**Task directions:** Return all the data below as it stands, minus the pictures.

**Source material:**

* Begin *

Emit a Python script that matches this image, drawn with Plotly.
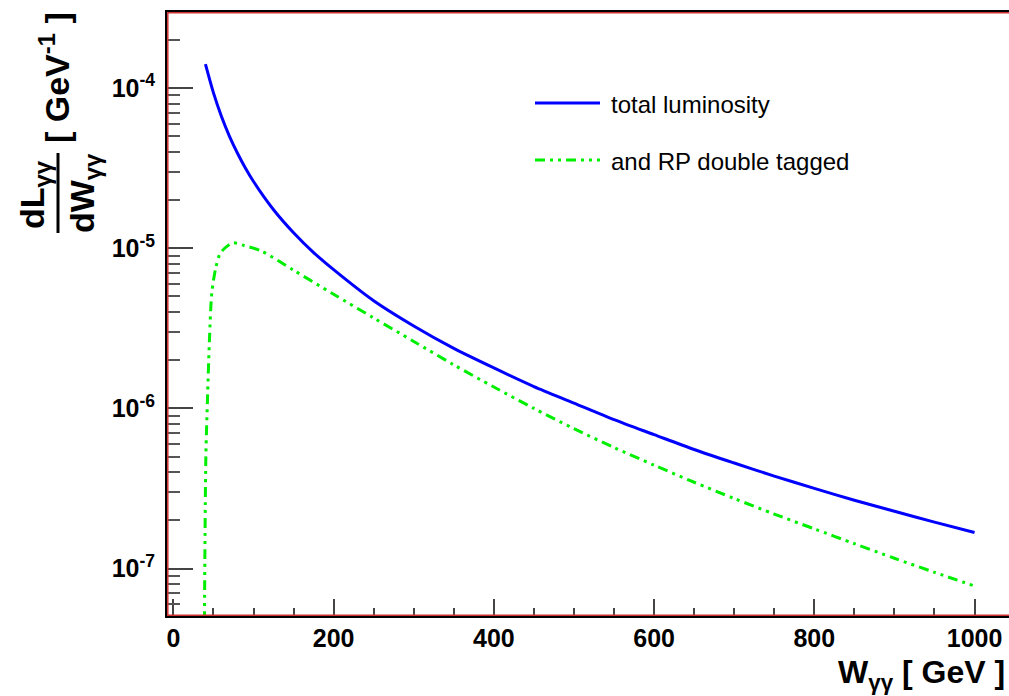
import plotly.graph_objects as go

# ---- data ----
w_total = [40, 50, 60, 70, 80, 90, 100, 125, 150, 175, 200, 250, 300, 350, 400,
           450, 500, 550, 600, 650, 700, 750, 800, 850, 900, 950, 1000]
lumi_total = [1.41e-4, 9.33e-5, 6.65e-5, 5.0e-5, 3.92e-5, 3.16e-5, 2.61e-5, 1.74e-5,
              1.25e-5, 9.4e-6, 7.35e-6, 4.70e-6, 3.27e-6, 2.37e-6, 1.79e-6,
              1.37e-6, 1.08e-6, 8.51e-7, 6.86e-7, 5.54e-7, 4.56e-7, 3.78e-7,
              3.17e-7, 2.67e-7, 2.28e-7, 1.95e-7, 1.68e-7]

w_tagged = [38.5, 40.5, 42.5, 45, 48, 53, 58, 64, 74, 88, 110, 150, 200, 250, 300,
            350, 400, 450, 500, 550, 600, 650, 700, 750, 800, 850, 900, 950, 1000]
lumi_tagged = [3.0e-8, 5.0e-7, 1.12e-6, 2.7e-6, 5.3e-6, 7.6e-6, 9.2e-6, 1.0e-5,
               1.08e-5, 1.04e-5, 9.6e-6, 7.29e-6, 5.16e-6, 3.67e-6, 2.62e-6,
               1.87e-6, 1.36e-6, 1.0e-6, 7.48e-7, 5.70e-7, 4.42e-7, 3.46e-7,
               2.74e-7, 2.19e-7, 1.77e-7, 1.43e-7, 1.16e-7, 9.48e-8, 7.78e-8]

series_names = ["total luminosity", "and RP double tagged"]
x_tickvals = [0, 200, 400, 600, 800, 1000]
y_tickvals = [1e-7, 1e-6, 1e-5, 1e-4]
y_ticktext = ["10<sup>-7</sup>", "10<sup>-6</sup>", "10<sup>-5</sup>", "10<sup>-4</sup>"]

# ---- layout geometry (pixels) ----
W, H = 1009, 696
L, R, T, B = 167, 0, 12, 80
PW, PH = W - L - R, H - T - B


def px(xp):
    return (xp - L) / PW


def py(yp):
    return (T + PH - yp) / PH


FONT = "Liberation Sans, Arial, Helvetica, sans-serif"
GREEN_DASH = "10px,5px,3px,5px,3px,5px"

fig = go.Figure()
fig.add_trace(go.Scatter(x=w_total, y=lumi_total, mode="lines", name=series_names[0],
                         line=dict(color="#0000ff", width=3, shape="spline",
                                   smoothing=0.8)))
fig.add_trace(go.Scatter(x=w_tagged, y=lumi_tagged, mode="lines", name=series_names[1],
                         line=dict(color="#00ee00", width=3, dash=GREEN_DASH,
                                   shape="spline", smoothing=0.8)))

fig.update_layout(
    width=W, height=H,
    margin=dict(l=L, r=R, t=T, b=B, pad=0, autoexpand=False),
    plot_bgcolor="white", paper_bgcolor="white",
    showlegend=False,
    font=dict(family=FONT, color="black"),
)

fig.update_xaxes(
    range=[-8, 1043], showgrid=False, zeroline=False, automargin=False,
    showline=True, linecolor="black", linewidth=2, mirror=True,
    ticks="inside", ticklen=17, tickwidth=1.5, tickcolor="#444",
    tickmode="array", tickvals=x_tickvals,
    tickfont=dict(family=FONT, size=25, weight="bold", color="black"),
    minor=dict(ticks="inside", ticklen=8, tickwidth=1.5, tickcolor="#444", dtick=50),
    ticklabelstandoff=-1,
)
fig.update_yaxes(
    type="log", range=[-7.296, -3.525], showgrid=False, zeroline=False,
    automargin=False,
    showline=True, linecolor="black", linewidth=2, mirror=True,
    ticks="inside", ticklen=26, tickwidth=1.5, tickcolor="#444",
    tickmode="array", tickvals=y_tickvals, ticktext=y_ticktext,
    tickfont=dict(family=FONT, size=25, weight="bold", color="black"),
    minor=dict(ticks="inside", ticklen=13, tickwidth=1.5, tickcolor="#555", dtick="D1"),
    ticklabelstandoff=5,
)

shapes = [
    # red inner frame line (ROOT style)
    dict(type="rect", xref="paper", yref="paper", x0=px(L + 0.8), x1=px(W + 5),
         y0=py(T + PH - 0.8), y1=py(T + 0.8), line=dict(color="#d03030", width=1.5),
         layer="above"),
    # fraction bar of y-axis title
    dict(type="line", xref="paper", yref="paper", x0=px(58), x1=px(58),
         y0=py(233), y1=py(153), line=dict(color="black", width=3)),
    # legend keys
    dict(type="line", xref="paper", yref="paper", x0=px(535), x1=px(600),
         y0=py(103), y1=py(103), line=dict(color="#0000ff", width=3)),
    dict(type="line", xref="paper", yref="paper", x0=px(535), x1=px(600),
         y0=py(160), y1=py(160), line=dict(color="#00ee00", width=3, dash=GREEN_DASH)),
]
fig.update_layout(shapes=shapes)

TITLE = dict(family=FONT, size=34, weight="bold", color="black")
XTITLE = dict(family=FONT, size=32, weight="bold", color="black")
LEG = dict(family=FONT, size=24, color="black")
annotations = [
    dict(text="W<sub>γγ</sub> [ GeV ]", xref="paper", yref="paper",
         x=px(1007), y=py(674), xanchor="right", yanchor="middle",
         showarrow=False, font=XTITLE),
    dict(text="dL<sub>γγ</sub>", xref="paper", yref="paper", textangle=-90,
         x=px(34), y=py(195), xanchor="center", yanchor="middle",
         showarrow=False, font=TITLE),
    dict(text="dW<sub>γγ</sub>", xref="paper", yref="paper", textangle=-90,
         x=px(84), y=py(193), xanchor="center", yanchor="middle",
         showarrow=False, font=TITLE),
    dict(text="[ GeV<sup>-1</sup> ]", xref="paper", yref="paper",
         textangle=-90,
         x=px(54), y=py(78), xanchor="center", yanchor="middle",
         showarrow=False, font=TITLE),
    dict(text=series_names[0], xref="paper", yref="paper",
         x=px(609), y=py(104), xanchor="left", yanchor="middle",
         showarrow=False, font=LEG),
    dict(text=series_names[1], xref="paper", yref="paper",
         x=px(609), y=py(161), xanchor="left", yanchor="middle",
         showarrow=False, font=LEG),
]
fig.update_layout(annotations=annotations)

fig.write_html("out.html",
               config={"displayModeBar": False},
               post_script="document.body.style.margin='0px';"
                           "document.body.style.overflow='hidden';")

* End *

**Task solution:**
Emit a Python script that matches this image, drawn with Plotly.
import plotly.graph_objects as go

# ---- data ----
w_total = [40, 50, 60, 70, 80, 90, 100, 125, 150, 175, 200, 250, 300, 350, 400,
           450, 500, 550, 600, 650, 700, 750, 800, 850, 900, 950, 1000]
lumi_total = [1.41e-4, 9.33e-5, 6.65e-5, 5.0e-5, 3.92e-5, 3.16e-5, 2.61e-5, 1.74e-5,
              1.25e-5, 9.4e-6, 7.35e-6, 4.70e-6, 3.27e-6, 2.37e-6, 1.79e-6,
              1.37e-6, 1.08e-6, 8.51e-7, 6.86e-7, 5.54e-7, 4.56e-7, 3.78e-7,
              3.17e-7, 2.67e-7, 2.28e-7, 1.95e-7, 1.68e-7]

w_tagged = [38.5, 40.5, 42.5, 45, 48, 53, 58, 64, 74, 88, 110, 150, 200, 250, 300,
            350, 400, 450, 500, 550, 600, 650, 700, 750, 800, 850, 900, 950, 1000]
lumi_tagged = [3.0e-8, 5.0e-7, 1.12e-6, 2.7e-6, 5.3e-6, 7.6e-6, 9.2e-6, 1.0e-5,
               1.08e-5, 1.04e-5, 9.6e-6, 7.29e-6, 5.16e-6, 3.67e-6, 2.62e-6,
               1.87e-6, 1.36e-6, 1.0e-6, 7.48e-7, 5.70e-7, 4.42e-7, 3.46e-7,
               2.74e-7, 2.19e-7, 1.77e-7, 1.43e-7, 1.16e-7, 9.48e-8, 7.78e-8]

series_names = ["total luminosity", "and RP double tagged"]
x_tickvals = [0, 200, 400, 600, 800, 1000]
y_tickvals = [1e-7, 1e-6, 1e-5, 1e-4]
y_ticktext = ["10<sup>-7</sup>", "10<sup>-6</sup>", "10<sup>-5</sup>", "10<sup>-4</sup>"]

# ---- layout geometry (pixels) ----
W, H = 1009, 696
L, R, T, B = 167, 0, 12, 80
PW, PH = W - L - R, H - T - B


def px(xp):
    return (xp - L) / PW


def py(yp):
    return (T + PH - yp) / PH


FONT = "Liberation Sans, Arial, Helvetica, sans-serif"
GREEN_DASH = "10px,5px,3px,5px,3px,5px"

fig = go.Figure()
fig.add_trace(go.Scatter(x=w_total, y=lumi_total, mode="lines", name=series_names[0],
                         line=dict(color="#0000ff", width=3, shape="spline",
                                   smoothing=0.8)))
fig.add_trace(go.Scatter(x=w_tagged, y=lumi_tagged, mode="lines", name=series_names[1],
                         line=dict(color="#00ee00", width=3, dash=GREEN_DASH,
                                   shape="spline", smoothing=0.8)))

fig.update_layout(
    width=W, height=H,
    margin=dict(l=L, r=R, t=T, b=B, pad=0, autoexpand=False),
    plot_bgcolor="white", paper_bgcolor="white",
    showlegend=False,
    font=dict(family=FONT, color="black"),
)

fig.update_xaxes(
    range=[-8, 1043], showgrid=False, zeroline=False, automargin=False,
    showline=True, linecolor="black", linewidth=2, mirror=True,
    ticks="inside", ticklen=17, tickwidth=1.5, tickcolor="#444",
    tickmode="array", tickvals=x_tickvals,
    tickfont=dict(family=FONT, size=25, weight="bold", color="black"),
    minor=dict(ticks="inside", ticklen=8, tickwidth=1.5, tickcolor="#444", dtick=50),
    ticklabelstandoff=-1,
)
fig.update_yaxes(
    type="log", range=[-7.296, -3.525], showgrid=False, zeroline=False,
    automargin=False,
    showline=True, linecolor="black", linewidth=2, mirror=True,
    ticks="inside", ticklen=26, tickwidth=1.5, tickcolor="#444",
    tickmode="array", tickvals=y_tickvals, ticktext=y_ticktext,
    tickfont=dict(family=FONT, size=25, weight="bold", color="black"),
    minor=dict(ticks="inside", ticklen=13, tickwidth=1.5, tickcolor="#555", dtick="D1"),
    ticklabelstandoff=5,
)

shapes = [
    # red inner frame line (ROOT style)
    dict(type="rect", xref="paper", yref="paper", x0=px(L + 0.8), x1=px(W + 5),
         y0=py(T + PH - 0.8), y1=py(T + 0.8), line=dict(color="#d03030", width=1.5),
         layer="above"),
    # fraction bar of y-axis title
    dict(type="line", xref="paper", yref="paper", x0=px(58), x1=px(58),
         y0=py(233), y1=py(153), line=dict(color="black", width=3)),
    # legend keys
    dict(type="line", xref="paper", yref="paper", x0=px(535), x1=px(600),
         y0=py(103), y1=py(103), line=dict(color="#0000ff", width=3)),
    dict(type="line", xref="paper", yref="paper", x0=px(535), x1=px(600),
         y0=py(160), y1=py(160), line=dict(color="#00ee00", width=3, dash=GREEN_DASH)),
]
fig.update_layout(shapes=shapes)

TITLE = dict(family=FONT, size=34, weight="bold", color="black")
XTITLE = dict(family=FONT, size=32, weight="bold", color="black")
LEG = dict(family=FONT, size=24, color="black")
annotations = [
    dict(text="W<sub>γγ</sub> [ GeV ]", xref="paper", yref="paper",
         x=px(1007), y=py(674), xanchor="right", yanchor="middle",
         showarrow=False, font=XTITLE),
    dict(text="dL<sub>γγ</sub>", xref="paper", yref="paper", textangle=-90,
         x=px(34), y=py(195), xanchor="center", yanchor="middle",
         showarrow=False, font=TITLE),
    dict(text="dW<sub>γγ</sub>", xref="paper", yref="paper", textangle=-90,
         x=px(84), y=py(193), xanchor="center", yanchor="middle",
         showarrow=False, font=TITLE),
    dict(text="[ GeV<sup>-1</sup> ]", xref="paper", yref="paper",
         textangle=-90,
         x=px(54), y=py(78), xanchor="center", yanchor="middle",
         showarrow=False, font=TITLE),
    dict(text=series_names[0], xref="paper", yref="paper",
         x=px(609), y=py(104), xanchor="left", yanchor="middle",
         showarrow=False, font=LEG),
    dict(text=series_names[1], xref="paper", yref="paper",
         x=px(609), y=py(161), xanchor="left", yanchor="middle",
         showarrow=False, font=LEG),
]
fig.update_layout(annotations=annotations)

fig.write_html("out.html",
               config={"displayModeBar": False},
               post_script="document.body.style.margin='0px';"
                           "document.body.style.overflow='hidden';")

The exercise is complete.